+++ Recorded data

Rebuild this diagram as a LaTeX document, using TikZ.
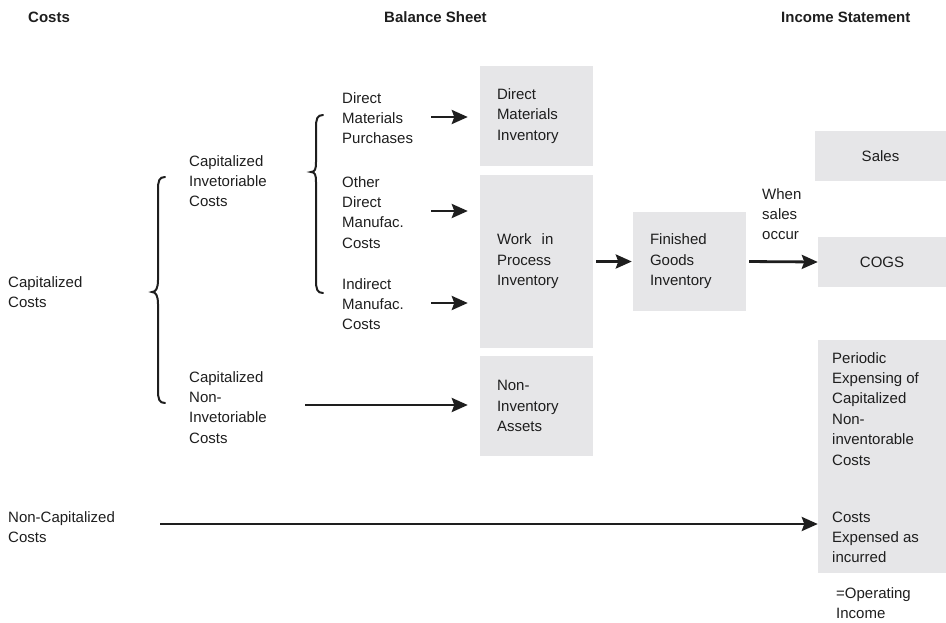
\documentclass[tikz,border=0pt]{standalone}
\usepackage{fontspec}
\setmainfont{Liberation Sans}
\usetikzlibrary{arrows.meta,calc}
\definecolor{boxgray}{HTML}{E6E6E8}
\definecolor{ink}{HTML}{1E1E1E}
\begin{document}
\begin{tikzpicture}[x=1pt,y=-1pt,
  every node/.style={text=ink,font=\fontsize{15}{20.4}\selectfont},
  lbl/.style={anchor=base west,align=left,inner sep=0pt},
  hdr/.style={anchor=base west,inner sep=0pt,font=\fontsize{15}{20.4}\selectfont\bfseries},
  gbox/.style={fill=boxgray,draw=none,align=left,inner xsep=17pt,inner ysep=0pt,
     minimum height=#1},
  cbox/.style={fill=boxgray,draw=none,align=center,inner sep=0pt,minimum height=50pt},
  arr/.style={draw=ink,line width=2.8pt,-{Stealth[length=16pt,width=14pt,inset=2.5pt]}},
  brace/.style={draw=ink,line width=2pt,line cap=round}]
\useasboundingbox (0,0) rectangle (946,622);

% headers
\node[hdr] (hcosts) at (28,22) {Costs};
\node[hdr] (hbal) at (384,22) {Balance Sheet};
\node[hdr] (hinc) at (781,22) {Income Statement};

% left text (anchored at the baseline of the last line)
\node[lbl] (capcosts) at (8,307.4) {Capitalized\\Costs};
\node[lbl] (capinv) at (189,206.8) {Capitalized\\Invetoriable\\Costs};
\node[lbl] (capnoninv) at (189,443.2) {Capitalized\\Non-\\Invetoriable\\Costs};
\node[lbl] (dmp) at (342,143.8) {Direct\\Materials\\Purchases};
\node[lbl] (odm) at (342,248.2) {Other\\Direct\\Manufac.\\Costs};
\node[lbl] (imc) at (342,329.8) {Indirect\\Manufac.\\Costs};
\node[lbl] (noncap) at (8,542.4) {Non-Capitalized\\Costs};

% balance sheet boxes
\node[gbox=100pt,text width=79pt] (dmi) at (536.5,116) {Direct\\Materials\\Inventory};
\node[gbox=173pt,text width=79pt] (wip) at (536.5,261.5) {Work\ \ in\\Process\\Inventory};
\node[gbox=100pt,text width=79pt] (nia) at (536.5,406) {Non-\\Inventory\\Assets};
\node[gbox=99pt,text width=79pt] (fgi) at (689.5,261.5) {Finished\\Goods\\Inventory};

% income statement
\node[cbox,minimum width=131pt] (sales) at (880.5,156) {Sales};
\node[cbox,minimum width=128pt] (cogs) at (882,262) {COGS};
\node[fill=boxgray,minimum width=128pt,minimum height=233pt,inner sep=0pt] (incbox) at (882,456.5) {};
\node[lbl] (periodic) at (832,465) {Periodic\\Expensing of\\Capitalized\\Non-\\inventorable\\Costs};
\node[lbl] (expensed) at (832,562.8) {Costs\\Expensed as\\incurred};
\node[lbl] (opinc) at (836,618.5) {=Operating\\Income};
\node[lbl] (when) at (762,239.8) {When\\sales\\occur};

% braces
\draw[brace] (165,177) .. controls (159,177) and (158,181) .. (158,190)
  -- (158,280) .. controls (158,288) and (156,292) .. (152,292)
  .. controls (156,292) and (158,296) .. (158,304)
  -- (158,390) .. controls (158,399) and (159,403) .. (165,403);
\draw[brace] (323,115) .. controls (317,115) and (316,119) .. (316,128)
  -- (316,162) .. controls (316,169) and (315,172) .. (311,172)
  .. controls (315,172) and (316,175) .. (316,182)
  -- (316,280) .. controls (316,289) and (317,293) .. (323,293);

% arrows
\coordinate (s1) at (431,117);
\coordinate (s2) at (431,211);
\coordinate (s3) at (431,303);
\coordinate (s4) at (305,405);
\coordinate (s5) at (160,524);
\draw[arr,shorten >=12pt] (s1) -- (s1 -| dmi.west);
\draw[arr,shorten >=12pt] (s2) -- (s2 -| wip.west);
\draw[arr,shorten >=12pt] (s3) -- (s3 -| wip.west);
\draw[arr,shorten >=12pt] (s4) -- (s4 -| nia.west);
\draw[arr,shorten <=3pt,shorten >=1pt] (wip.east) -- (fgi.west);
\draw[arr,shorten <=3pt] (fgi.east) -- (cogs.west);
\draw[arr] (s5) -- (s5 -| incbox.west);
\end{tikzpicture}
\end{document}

++++++

** Written task **
Omit the pictures and reproduce the listing exactly.

** Exercise answer **
Rebuild this diagram as a LaTeX document, using TikZ.
\documentclass[tikz,border=0pt]{standalone}
\usepackage{fontspec}
\setmainfont{Liberation Sans}
\usetikzlibrary{arrows.meta,calc}
\definecolor{boxgray}{HTML}{E6E6E8}
\definecolor{ink}{HTML}{1E1E1E}
\begin{document}
\begin{tikzpicture}[x=1pt,y=-1pt,
  every node/.style={text=ink,font=\fontsize{15}{20.4}\selectfont},
  lbl/.style={anchor=base west,align=left,inner sep=0pt},
  hdr/.style={anchor=base west,inner sep=0pt,font=\fontsize{15}{20.4}\selectfont\bfseries},
  gbox/.style={fill=boxgray,draw=none,align=left,inner xsep=17pt,inner ysep=0pt,
     minimum height=#1},
  cbox/.style={fill=boxgray,draw=none,align=center,inner sep=0pt,minimum height=50pt},
  arr/.style={draw=ink,line width=2.8pt,-{Stealth[length=16pt,width=14pt,inset=2.5pt]}},
  brace/.style={draw=ink,line width=2pt,line cap=round}]
\useasboundingbox (0,0) rectangle (946,622);

% headers
\node[hdr] (hcosts) at (28,22) {Costs};
\node[hdr] (hbal) at (384,22) {Balance Sheet};
\node[hdr] (hinc) at (781,22) {Income Statement};

% left text (anchored at the baseline of the last line)
\node[lbl] (capcosts) at (8,307.4) {Capitalized\\Costs};
\node[lbl] (capinv) at (189,206.8) {Capitalized\\Invetoriable\\Costs};
\node[lbl] (capnoninv) at (189,443.2) {Capitalized\\Non-\\Invetoriable\\Costs};
\node[lbl] (dmp) at (342,143.8) {Direct\\Materials\\Purchases};
\node[lbl] (odm) at (342,248.2) {Other\\Direct\\Manufac.\\Costs};
\node[lbl] (imc) at (342,329.8) {Indirect\\Manufac.\\Costs};
\node[lbl] (noncap) at (8,542.4) {Non-Capitalized\\Costs};

% balance sheet boxes
\node[gbox=100pt,text width=79pt] (dmi) at (536.5,116) {Direct\\Materials\\Inventory};
\node[gbox=173pt,text width=79pt] (wip) at (536.5,261.5) {Work\ \ in\\Process\\Inventory};
\node[gbox=100pt,text width=79pt] (nia) at (536.5,406) {Non-\\Inventory\\Assets};
\node[gbox=99pt,text width=79pt] (fgi) at (689.5,261.5) {Finished\\Goods\\Inventory};

% income statement
\node[cbox,minimum width=131pt] (sales) at (880.5,156) {Sales};
\node[cbox,minimum width=128pt] (cogs) at (882,262) {COGS};
\node[fill=boxgray,minimum width=128pt,minimum height=233pt,inner sep=0pt] (incbox) at (882,456.5) {};
\node[lbl] (periodic) at (832,465) {Periodic\\Expensing of\\Capitalized\\Non-\\inventorable\\Costs};
\node[lbl] (expensed) at (832,562.8) {Costs\\Expensed as\\incurred};
\node[lbl] (opinc) at (836,618.5) {=Operating\\Income};
\node[lbl] (when) at (762,239.8) {When\\sales\\occur};

% braces
\draw[brace] (165,177) .. controls (159,177) and (158,181) .. (158,190)
  -- (158,280) .. controls (158,288) and (156,292) .. (152,292)
  .. controls (156,292) and (158,296) .. (158,304)
  -- (158,390) .. controls (158,399) and (159,403) .. (165,403);
\draw[brace] (323,115) .. controls (317,115) and (316,119) .. (316,128)
  -- (316,162) .. controls (316,169) and (315,172) .. (311,172)
  .. controls (315,172) and (316,175) .. (316,182)
  -- (316,280) .. controls (316,289) and (317,293) .. (323,293);

% arrows
\coordinate (s1) at (431,117);
\coordinate (s2) at (431,211);
\coordinate (s3) at (431,303);
\coordinate (s4) at (305,405);
\coordinate (s5) at (160,524);
\draw[arr,shorten >=12pt] (s1) -- (s1 -| dmi.west);
\draw[arr,shorten >=12pt] (s2) -- (s2 -| wip.west);
\draw[arr,shorten >=12pt] (s3) -- (s3 -| wip.west);
\draw[arr,shorten >=12pt] (s4) -- (s4 -| nia.west);
\draw[arr,shorten <=3pt,shorten >=1pt] (wip.east) -- (fgi.west);
\draw[arr,shorten <=3pt] (fgi.east) -- (cogs.west);
\draw[arr] (s5) -- (s5 -| incbox.west);
\end{tikzpicture}
\end{document}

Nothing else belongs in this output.